As the size of the brewery increased, so too did the scale of brewing. In an issue dated 25 August 1847 the London Illustrated News wrote that when the brewery was owned by Henry Thrale it did not brew more than one-twelfth of what was brewed in the present day. When the journalist visited the brewhouse, he became aware of just how large scale the brewing was when “looking upwards, whenever the steamy vapour permits, there may be seen at various heights, stages, platforms, and flights of stairs, all subsidiary to the cyclopean piles of brewing vessels, which reach from the ground to a great height.”
A later visitor to the brewery in 1872 describes how the various buildings are “bridged by light iron bridges that look slight as spider-webs from the pavements … [the departments] follow in well considered sequence, the mashing, the boiling, the cooking, the fermenting, the cleansing, the barrel-fillings, the storing, the despatching … with a sustaining aroma holding all in one atmosphere of which keeps the mind in an unbroken train of thought even when contemplating the stables where the famous horses are kept as daintily as in the Royal Mews.”
There was stabling for about 200 horses who pulled the drays that delivered the barrels of beer.
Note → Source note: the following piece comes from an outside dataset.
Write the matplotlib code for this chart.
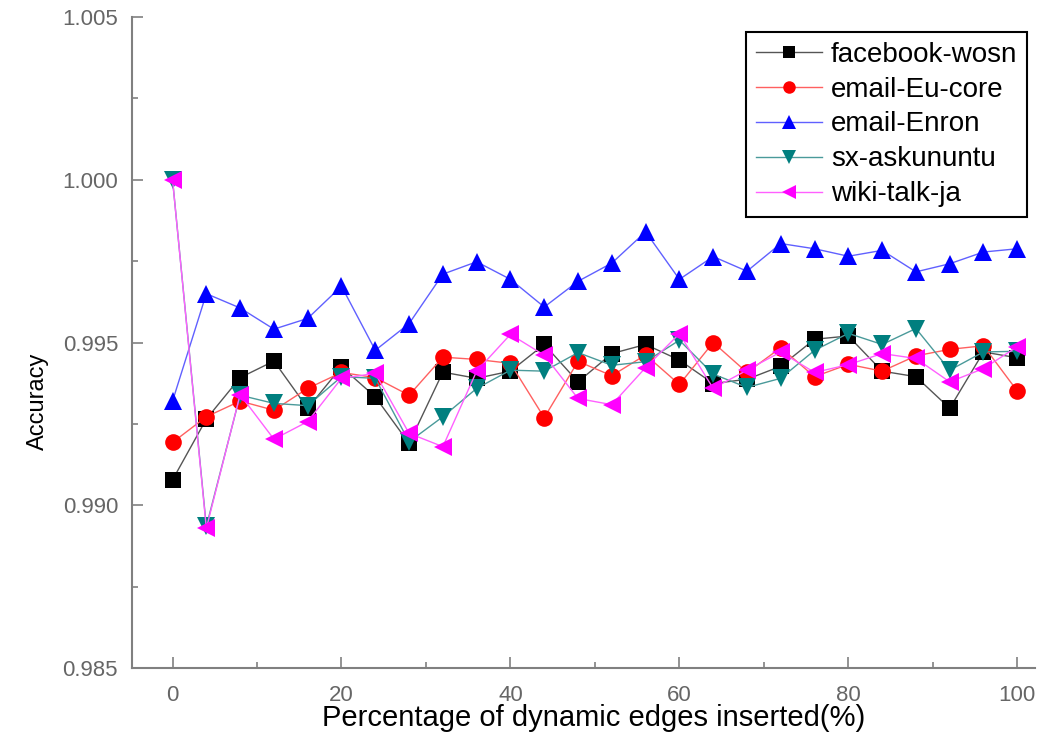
import matplotlib
matplotlib.use("Agg")
import matplotlib.pyplot as plt
from matplotlib.ticker import MultipleLocator

plt.rcParams['font.family'] = ['Liberation Sans', 'DejaVu Sans']

# ----------------------------
# Data
# ----------------------------
pct = [0, 4, 8, 12, 16, 20, 24, 28, 32, 36, 40, 44, 48, 52, 56, 60,
       64, 68, 72, 76, 80, 84, 88, 92, 96, 100]

facebook_wosn = [0.99078, 0.99265, 0.99392, 0.99443, 0.99298, 0.99425, 0.99333, 0.99190,
                 0.99409, 0.99390, 0.99412, 0.99494, 0.99379, 0.99466, 0.99494, 0.99446,
                 0.99374, 0.99387, 0.99427, 0.99510, 0.99520, 0.99412, 0.99395, 0.99298,
                 0.99471, 0.99453]
email_eu_core = [0.99193, 0.99272, 0.99320, 0.99292, 0.99359, 0.99408, 0.99392, 0.99338,
                 0.99455, 0.99448, 0.99436, 0.99269, 0.99442, 0.99398, 0.99462, 0.99371,
                 0.99500, 0.99408, 0.99484, 0.99395, 0.99433, 0.99412, 0.99459, 0.99479,
                 0.99490, 0.99351]
email_enron = [0.99320, 0.99650, 0.99606, 0.99541, 0.99574, 0.99673, 0.99476, 0.99558,
               0.99710, 0.99748, 0.99694, 0.99609, 0.99688, 0.99744, 0.99840, 0.99694,
               0.99764, 0.99719, 0.99804, 0.99788, 0.99765, 0.99783, 0.99717, 0.99742,
               0.99778, 0.99788]
sx_askununtu = [1.00000, 0.98935, 0.99338, 0.99313, 0.99306, 0.99395, 0.99390, 0.99195,
                0.99272, 0.99359, 0.99415, 0.99412, 0.99469, 0.99430, 0.99441, 0.99507,
                0.99403, 0.99362, 0.99390, 0.99476, 0.99528, 0.99494, 0.99543, 0.99415,
                0.99471, 0.99473]
wiki_talk_ja = [1.00000, 0.98929, 0.99340, 0.99203, 0.99257, 0.99390, 0.99405, 0.99221,
                0.99180, 0.99412, 0.99525, 0.99461, 0.99328, 0.99309, 0.99423, 0.99527,
                0.99359, 0.99415, 0.99471, 0.99408, 0.99432, 0.99466, 0.99451, 0.99379,
                0.99420, 0.99487]

# name, values, marker colour, line colour (thin lines look lighter), marker, size
series = [
    ("facebook-wosn", facebook_wosn, "black", "#555555", "s", 11),
    ("email-Eu-core", email_eu_core, "red", "#ff6060", "o", 12),
    ("email-Enron", email_enron, "blue", "#6060ff", "^", 13),
    ("sx-askununtu", sx_askununtu, "#007f7f", "#4a9a9a", "v", 13),
    ("wiki-talk-ja", wiki_talk_ja, "magenta", "#ff60ff", "<", 13),
]

# ----------------------------
# Plot
# ----------------------------
fig = plt.figure(figsize=(10.51, 7.55), dpi=100)
ax = fig.add_axes([0.1256, 0.1152, 0.8592, 0.8623])

for name, vals, mcolor, lcolor, marker, ms in series:
    ax.plot(pct, vals, color=lcolor, marker=marker, markersize=ms,
            markerfacecolor=mcolor, markeredgewidth=0, linewidth=1.0, label=name)

ax.set_xlim(-4.8, 102.1)
ax.set_ylim(0.985, 1.005)
ax.xaxis.set_major_locator(MultipleLocator(20))
ax.xaxis.set_minor_locator(MultipleLocator(10))
ax.yaxis.set_major_locator(MultipleLocator(0.005))
ax.yaxis.set_minor_locator(MultipleLocator(0.0025))
ax.yaxis.set_major_formatter(plt.FormatStrFormatter("%.3f"))

for side in ("top", "right"):
    ax.spines[side].set_visible(False)
for side in ("left", "bottom"):
    ax.spines[side].set_color("#808080")
    ax.spines[side].set_linewidth(1.5)

ax.tick_params(which="major", direction="in", length=8, width=1.2,
               color="#808080", labelsize=16, labelcolor="#666666")
ax.tick_params(which="minor", direction="in", length=4, width=1.2, color="#808080")
ax.tick_params(axis="y", pad=10)
ax.tick_params(axis="x", pad=12)

ax.set_xlabel("Percentage of dynamic edges inserted(%)", fontsize=21)
ax.set_ylabel("Accuracy", fontsize=17)
ax.xaxis.set_label_coords(0.511, -0.055)
ax.yaxis.set_label_coords(-0.092, 0.409)

leg = ax.legend(loc="upper right", bbox_to_anchor=(0.991, 0.977), fontsize=20,
                fancybox=False, framealpha=1, edgecolor="black", labelspacing=0.32,
                handlelength=2.4, handletextpad=0.3, borderpad=0.35, markerscale=0.75,
                borderaxespad=0)
leg.get_frame().set_linewidth(1.5)

fig.savefig("out.png", dpi=100)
There was a house and laboratory for the vet not far from the stables and also accommodation for sick horses, a blacksmiths and workshops for harness makers. Horses were not the only animals called into service for the great brewery enterprise as there was also a colony of 45 cats that kept the numbers of mice and rats down.
Working in a brewery had both its perks and its side effects. William Rendle, writing in 1888, a former Medical Officer of Health for the St George the Martyr vestry as well as keen local historian, describes the draymen as follows:
“The draymen and horses at Barclay’s were, and I suppose are, fine specimens of their kind; the horses were wonders in size and appearance. The draymen were in my time mostly regular soakers; some more, some less. I attended many of them, notably one gigantic man, for erysipelas*, and as it was needful I should know, so as to guide my treatment, how much he took daily, I asked him. ‘Why, you see, sir,’ said he, ‘that I am one of the oldest of the men who go with the drays, and so my journeys are the short ones. I get a little drink at each place (besides what we get at the brewery) – beer and a drop of gin or what not.’ – ‘How much altogether?’ I asked. ‘About three gallons of beer in the day perhaps, and a little gin now and then besides.’ I could scarcely see how he managed to take it all down, but that was what he said. My practical conclusion was, ‘Well, to get you over the erysipelas you must go on much the same.’ He recovered. I must say the men, so far as the shell was concerned, were often as fine as the horses, but there was a dreamy muddled look about the eyes, and they had a shambling sort of walk. This was many years ago; I practised in Southwark nearly fifty years.”
*a skin condition.
In 1758 Henry Thrale inherited a long established brewery on Bankside from his father and was determined to become the greatest brewer in London. With his wife Hester, he lived in a mansion overlooking the brewery but also had a villa in Streatham then viewed as a country retreat. Mrs Thrale held Thursday salons in Streatham and her wit and vivacity attracted eminent visitors including Boswell, Goldsmith, David Garrick, Sir Joshua Reynolds and Dr Johnson. Both Henry and Hester Thrale became very close to Dr Johnson who was given his own room, both in their mansion at Bankside and in Streatham, where he wrote many of his works.
The Anchor Tavern, Bankside
Barclay Perkins and Co Brewery, 1829
In 1955, Barclay Perkins merged with rival Courage and in 1962 the site on Bankside became a bottling factory. The buildings were demolished in 1981 and gave way to low rise local authority housing. Before redevelopment, an archaeological excavation revealed extensive Roman remains. Anchor Terrace (left) in Southwark Bridge Road that stands over the site of the Globe Playhouse, was built in 1834 to house senior employees of the brewery and was later used as offices. It is now apartments and Grade II listed.